Todo fue tan violento y tan rápido, que hoy sólo conservo, vagamente, la
impresión de un tren en marcha y de unas manos que se unieron a las mías en
despedida cordial.
-Efectivamente, yo escribo
la biografía de mi padre creo haber oído de sus labios. Pero me es
absolutamente imposible darle el menor detalle relacionado con esa biografía.
He vendido ya los derechos de propiedad literaria, y vea usted las ironías de
la suerte: esa obra donde he puesto todo mi amor de hija enamorada de la gloria
de su padre, y en cuya confección he vertido muchas lágrimas, ya no me
pertenece... Nada, nada puedo anticiparle. ¡Los editores me han condenado al
martirio del silencio! Si usted no pensara que yo quiero hacer antes de
aparecer en las librerías, un reclamo de mi libro, le diría que él será una
reivindicación, un tributo de justicia que yo rindo a la memoria de mi padre.

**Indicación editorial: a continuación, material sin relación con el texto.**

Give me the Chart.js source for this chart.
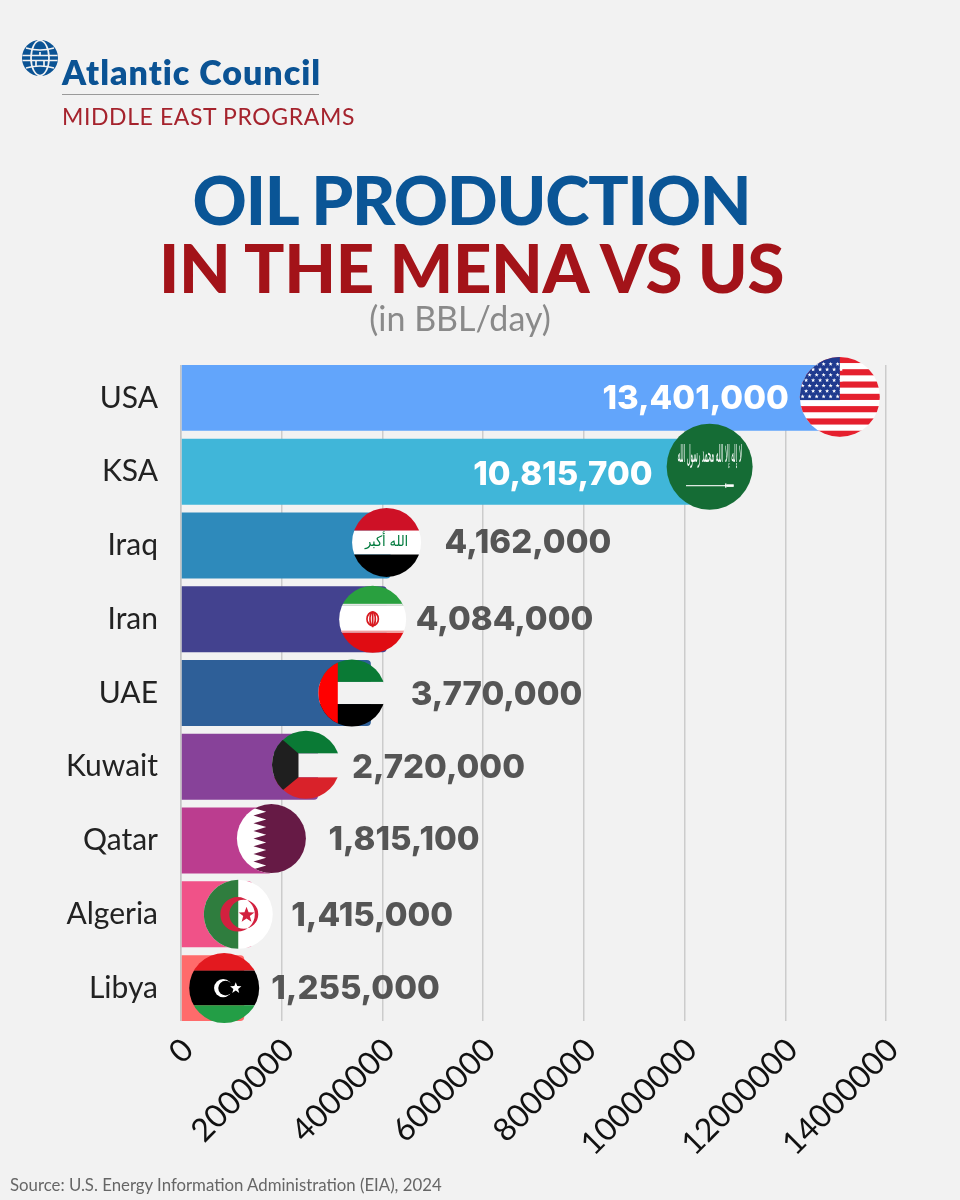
<!DOCTYPE html>
<html>
<head>
<meta charset="utf-8">
<script src="https://cdn.jsdelivr.net/npm/chart.js@4"></script>
<style>
  html, body { margin: 0; padding: 0; background: #f2f2f2; }
  #page { position: relative; width: 960px; height: 1200px; overflow: hidden; background: #f2f2f2; font-family: Lato, sans-serif; }
  #myChart { position: absolute; left: 0; top: 0; }
  .txt { position: absolute; white-space: nowrap; }
  #brand { left: 62px; top: 50px; font: 800 34px/44px Lato, sans-serif; color: #0b5394; letter-spacing: 1px; }
  #rule { position: absolute; left: 62px; top: 94px; width: 257px; height: 1px; background: #9a9a9a; }
  #program { left: 62px; top: 100px; font: 400 23px/32px Lato, sans-serif; color: #a5232d; letter-spacing: .6px; }
  .title { left: 0; width: 943px; text-align: center; font: 900 67px/80px Lato, sans-serif; }
  #title1 { top: 159px; color: #0a5596; letter-spacing: -1.2px; }
  #title2 { top: 227px; color: #a31319; letter-spacing: -.3px; }
  #unit { left: 0; width: 920px; text-align: center; top: 296px; font: 400 34px/44px Lato, sans-serif; color: #8a8a8a; }
  #source { left: 10px; top: 1175px; font: 400 16.8px/20px Lato, sans-serif; color: #666; }
</style>
</head>
<body>
<div id="page">
  <canvas id="myChart" width="960" height="1200"></canvas>
  <svg style="position:absolute;left:22px;top:40px" width="36" height="36" viewBox="-18 -18 36 36">
    <circle r="18" fill="#0b5394"/>
    <g fill="none" stroke="#f2f2f2" stroke-width="1.7">
      <ellipse rx="9" ry="17.5"/>
      <path d="M-14-10Q0-6 14-10M-17.5-2.5H17.5M-17.5 2.5H17.5M-14 10Q0 6 14 10M0-6V-2.5M-4 2.5V9M4 2.5V9"/>
    </g>
  </svg>
  <div class="txt" id="brand">Atlantic Council</div>
  <div id="rule"></div>
  <div class="txt" id="program">MIDDLE EAST PROGRAMS</div>
  <div class="txt title" id="title1">OIL PRODUCTION</div>
  <div class="txt title" id="title2">IN THE MENA VS US</div>
  <div class="txt" id="unit">(in BBL/day)</div>
  <div class="txt" id="source">Source: U.S. Energy Information Administration (EIA), 2024</div>
</div>

<script>
// data
const categories = ['USA', 'KSA', 'Iraq', 'Iran', 'UAE', 'Kuwait', 'Qatar', 'Algeria', 'Libya'];
const production = [13401000, 10815700, 4162000, 4084000, 3770000, 2720000, 1815100, 1415000, 1255000];
const xTickLabels = ['0', '2000000', '4000000', '6000000', '8000000', '10000000', '12000000', '14000000'];
const barColors = ['#62a5fb', '#40b6d9', '#2e8abb', '#43428f', '#2e5f98', '#874299', '#bb3d8f', '#f05288', '#ff6b6b'];

// flag and label placement, as pixels relative to the bar end and bar middle
const flagOffset = [-16, -16, -4, -14, -19, -12, -1, -14, -20];
const flagLift = [-1, -5, -3, 0, 0, -2, -2, 0, 0];
const flagRadius = [40, 43, 34.5, 33.5, 33.5, 34, 34.5, 34.5, 35];
const labelOffset = [-67, -73, 54, 29, 40, 34, 56, 39, 27];
const labelLift = [1, 3, -2, 1, 2, 1, 0, 2, 1];
const labelInside = [true, true, false, false, false, false, false, false, false];

const BG = '#f2f2f2';

function stripes(c, list) {
  list.forEach(s => { c.fillStyle = s[0]; c.fillRect(-1.1, s[1], 2.2, s[2] - s[1]); });
}

function star(c, x, y, r, color) {
  c.fillStyle = color;
  c.beginPath();
  for (let i = 0; i < 10; i++) {
    const a = -Math.PI / 2 + i * Math.PI / 5;
    const d = i % 2 ? r * 0.42 : r;
    c.lineTo(x + d * Math.cos(a), y + d * Math.sin(a));
  }
  c.closePath();
  c.fill();
}

function crescent(c, x, y, r, inner, shift, color, back) {
  c.fillStyle = color;
  c.beginPath(); c.arc(x, y, r, 0, Math.PI * 2); c.fill();
  c.fillStyle = back;
  c.beginPath(); c.arc(x + shift, y, inner, 0, Math.PI * 2); c.fill();
}

// every flag is drawn in a unit circle
const flags = [
  function usa(c) {
    c.fillStyle = '#fff'; c.fillRect(-1.1, -1.1, 2.2, 2.2);
    for (let i = 0; i < 7; i++) {
      c.fillStyle = '#e5202e';
      c.fillRect(-1.1, -1 + i * 2 * 0.1538, 2.2, 0.1538);
    }
    c.fillStyle = '#1f3a8f'; c.fillRect(-1.1, -1.1, 1.1, 1.18);
    for (let row = 0; row < 7; row++) {
      for (let col = 0; col < 6; col++) {
        star(c, -0.93 + col * 0.175 + (row % 2 ? 0.087 : 0), -0.82 + row * 0.135, 0.055, '#fff');
      }
    }
  },
  function ksa(c) {
    c.fillStyle = '#156c35'; c.fillRect(-1.1, -1.1, 2.2, 2.2);
    c.fillStyle = '#fff';
    c.textAlign = 'center'; c.textBaseline = 'middle';
    c.font = '0.56px "DejaVu Sans"';
    c.fillText('لا إله إلا الله محمد رسول الله', 0, -0.24, 1.5);
    c.fillRect(-0.55, 0.43, 1.1, 0.025);
    c.fillRect(0.36, 0.39, 0.03, 0.1);
    c.fillRect(0.39, 0.41, 0.17, 0.06);
  },
  function iraq(c) {
    stripes(c, [['#ce1126', -1.1, -0.34], ['#fff', -0.34, 0.35], ['#000', 0.35, 1.1]]);
    c.fillStyle = '#007a3d';
    c.textAlign = 'center'; c.textBaseline = 'middle';
    c.font = '0.42px "DejaVu Sans"';
    c.fillText('الله أكبر', 0, 0, 1.25);
  },
  function iran(c) {
    stripes(c, [['#29a03f', -1.1, -0.4], ['#fff', -0.4, 0.4], ['#e00c12', 0.4, 1.1]]);
    c.fillStyle = '#e8e8e8'; c.fillRect(-1.1, -0.46, 2.2, 0.06);
    c.fillStyle = '#f1a0a0'; c.fillRect(-1.1, 0.34, 2.2, 0.06);
    c.strokeStyle = '#d81a20'; c.lineWidth = 0.05;
    [0.08, 0.17].forEach(w => {
      c.beginPath(); c.ellipse(0, -0.01, w, 0.2, 0, 0, Math.PI * 2); c.stroke();
    });
    c.beginPath(); c.moveTo(0, -0.22); c.lineTo(0, 0.24); c.stroke();
  },
  function uae(c) {
    stripes(c, [['#0a7a35', -1.1, -0.33], [BG, -0.33, 0.33], ['#000', 0.33, 1.1]]);
    c.fillStyle = '#ff0000'; c.fillRect(-1.1, -1.1, 0.68, 2.2);
  },
  function kuwait(c) {
    stripes(c, [['#0a7a35', -1.1, -0.33], [BG, -0.33, 0.37], ['#d9222a', 0.37, 1.1]]);
    c.fillStyle = '#1f1f1f';
    c.beginPath();
    c.moveTo(-1.05, -1.05); c.lineTo(-0.22, -0.33); c.lineTo(-0.22, 0.37); c.lineTo(-1.05, 1.05);
    c.closePath(); c.fill();
  },
  function qatar(c) {
    c.fillStyle = '#fff'; c.fillRect(-1.1, -1.1, 2.2, 2.2);
    c.fillStyle = '#661a45';
    c.beginPath();
    c.moveTo(1.1, -1.1); c.lineTo(-0.15, -1.1);
    for (let i = 0; i < 9; i++) {
      const h = 2 / 9;
      c.lineTo(-0.52, -1 + i * h + h / 2);
      c.lineTo(-0.15, -1 + (i + 1) * h);
    }
    c.lineTo(-0.15, 1.1); c.lineTo(1.1, 1.1);
    c.closePath(); c.fill();
  },
  function algeria(c) {
    c.fillStyle = '#fff'; c.fillRect(-1.1, -1.1, 2.2, 2.2);
    c.fillStyle = '#2f7d3e'; c.fillRect(-1.1, -1.1, 1.1, 2.2);
    c.fillStyle = '#d2213f';
    c.beginPath();
    c.arc(-0.02, 0, 0.5, 0, Math.PI * 2);
    c.arc(0.16, 0, 0.42, 0, Math.PI * 2, true);
    c.fill();
    star(c, 0.24, 0.02, 0.24, '#d2213f');
  },
  function libya(c) {
    stripes(c, [['#e3191f', -1.1, -0.5], ['#000', -0.5, 0.49], ['#239e46', 0.49, 1.1]]);
    crescent(c, -0.03, 0, 0.26, 0.21, 0.07, '#fff', '#000');
    star(c, 0.33, 0, 0.17, '#fff');
  }
];

const trimGridPlugin = {
  id: 'trimGrid',
  beforeDatasetsDraw(chart) {
    // the grid of the original runs only from the first bar top to the last bar bottom
    const a = chart.chartArea;
    const c = chart.ctx;
    c.save();
    c.fillStyle = BG;
    c.fillRect(a.left - 2, a.top - 2, a.width + 4, 6);
    c.fillRect(a.left - 2, a.bottom - 4, a.width + 4, 6);
    c.restore();
  }
};

const flagsPlugin = {
  id: 'flagsAndValues',
  afterDatasetsDraw(chart) {
    const c = chart.ctx;
    const x = chart.scales.x;
    const y = chart.scales.y;
    production.forEach((v, i) => {
      const end = x.getPixelForValue(v);
      const mid = y.getPixelForValue(i);
      const r = flagRadius[i];
      c.save();
      c.translate(end + flagOffset[i], mid + flagLift[i]);
      c.scale(r, r);
      c.beginPath(); c.arc(0, 0, 1, 0, Math.PI * 2); c.clip();
      flags[i](c);
      c.restore();

      c.save();
      c.font = '800 33px Inter, sans-serif';
      c.textBaseline = 'middle';
      c.textAlign = labelInside[i] ? 'right' : 'left';
      c.fillStyle = labelInside[i] ? '#ffffff' : '#555555';
      c.fillText(v.toLocaleString('en-US'), end + labelOffset[i], mid + labelLift[i]);
      c.restore();
    });
  }
};

const ctx = document.getElementById('myChart');

const myChart = new Chart(ctx, {
  type: 'bar',
  data: {
    labels: categories,
    datasets: [{
      label: 'Oil production (BBL/day)',
      data: production,
      backgroundColor: barColors,
      borderRadius: { topRight: 4, bottomRight: 4, topLeft: 0, bottomLeft: 0 },
      borderSkipped: false,
      barPercentage: 1,
      categoryPercentage: 0.894
    }]
  },
  options: {
    indexAxis: 'y',
    responsive: false,
    animation: false,
    layout: { autoPadding: false, padding: { top: 361, right: 74, left: 0, bottom: 0 } },
    plugins: { legend: { display: false }, tooltip: { enabled: false } },
    scales: {
      x: {
        min: 0,
        max: 14000000,
        afterBuildTicks(scale) {
          scale.ticks = xTickLabels.map(t => ({ value: Number(t) }));
        },
        afterFit(scale) { scale.height = 175; },
        grid: { color: '#cccccc', lineWidth: 1.5, drawTicks: false },
        border: { color: '#cccccc', width: 1.5 },
        ticks: {
          autoSkip: false,
          minRotation: 45,
          maxRotation: 45,
          padding: 6,
          labelOffset: 7,
          color: '#111111',
          font: { family: 'Lato, sans-serif', size: 32, weight: 400 },
          callback: (value, index) => xTickLabels[index]
        }
      },
      y: {
        afterFit(scale) { scale.width = 181; },
        grid: { display: false, drawTicks: false },
        border: { color: '#c4c4c4', width: 1.5 },
        ticks: {
          padding: 23,
          color: '#222222',
          font: { family: 'Lato, sans-serif', size: 30, weight: 400 }
        }
      }
    }
  },
  plugins: [trimGridPlugin, flagsPlugin]
});
</script>
</body>
</html>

Escribo estas páginas en francés, pues así no me expongo a ser traicionada por
los traductores. ¡Bastantes crímenes han cometido ellos al verter del ruso las
novelas de Fedor Dostoievski! Digo en obra cuanto Europa desconoce del autor
de Crimen y Castigo; y mientras, febrilmente, en interminables
noches de trabajo, he ido dando forma a tantos recuerdos de juventud, yo no he
tenido más que una inspiración y un deseo: el amor al hombre que me dio la vida
y el anhelo de hacerme digna de su bendición. No, no piense usted por eso que
un viento romántico pasa por las páginas que escribo, ni que escrúpulos
mujeriles han detenido mi mano de escritora. Narro toda la verdad de
aquella existencia azarosa, pero destruyo las fantasías absurdas que se han
tejido en torno a la existencia de mi padre, y demuestro que él no fue sólo el
neurótico, el desequilibrado de que hablan los críticos, sino también -¡y acaso
más que todo eso¡- el gran corazón lleno de piedad que no supo ver indiferente
el dolor de los hombres, sus hermanos en miseria.
Y así, enigmática, dulce,
fantasmal, imprecisa como un pañuelo blanco que dice adiós en la distancia,
pasó ante mí la heredera única de la gloria y del nombre de Dostoievski. Yo
hubiera querido detenerla en su marcha, cambiar su ruta, retenerla más tiempo
en aquel paraje donde el azar nos había reunido. Pero nuestros caminos trazaban
dos líneas opuestas. Ella iba hacia aquel punto minúsculo perdido en la cumbre
que yo abandonaba, y sus pupilas llenas de la visión nevada de la estepa se
adormecerían en la paz de aquella gran sombra melancólica que desciende del
enorme diente de piedra suspendido en lo azul como una coquetería del
planeta... Y yo descendía hacia el valle, camino de las ciudades afanosas; mis
pies hollarían las mismas rutas polvorientas por donde cruzan los vehículos
vocingleros... ¿Cómo unir dos sendas tan opuestas?
Y toda mi curiosidad por
conocer nuevos detalles de la vida de Fedor Dostoievski, todo mi anhelo por
escuchar de los labios de la hija anécdotas íntimas de aquel insuperable
apologista del crimen, de la locura y del vicio, hubieron de resignarse humildemente...
en espera de esas páginas donde Aimée Dostoievski ha puesto toda su ternura de
mujer. ¿Qué nuevos dramas del infeliz desterrado de Tobolsk conocerá el Mundo?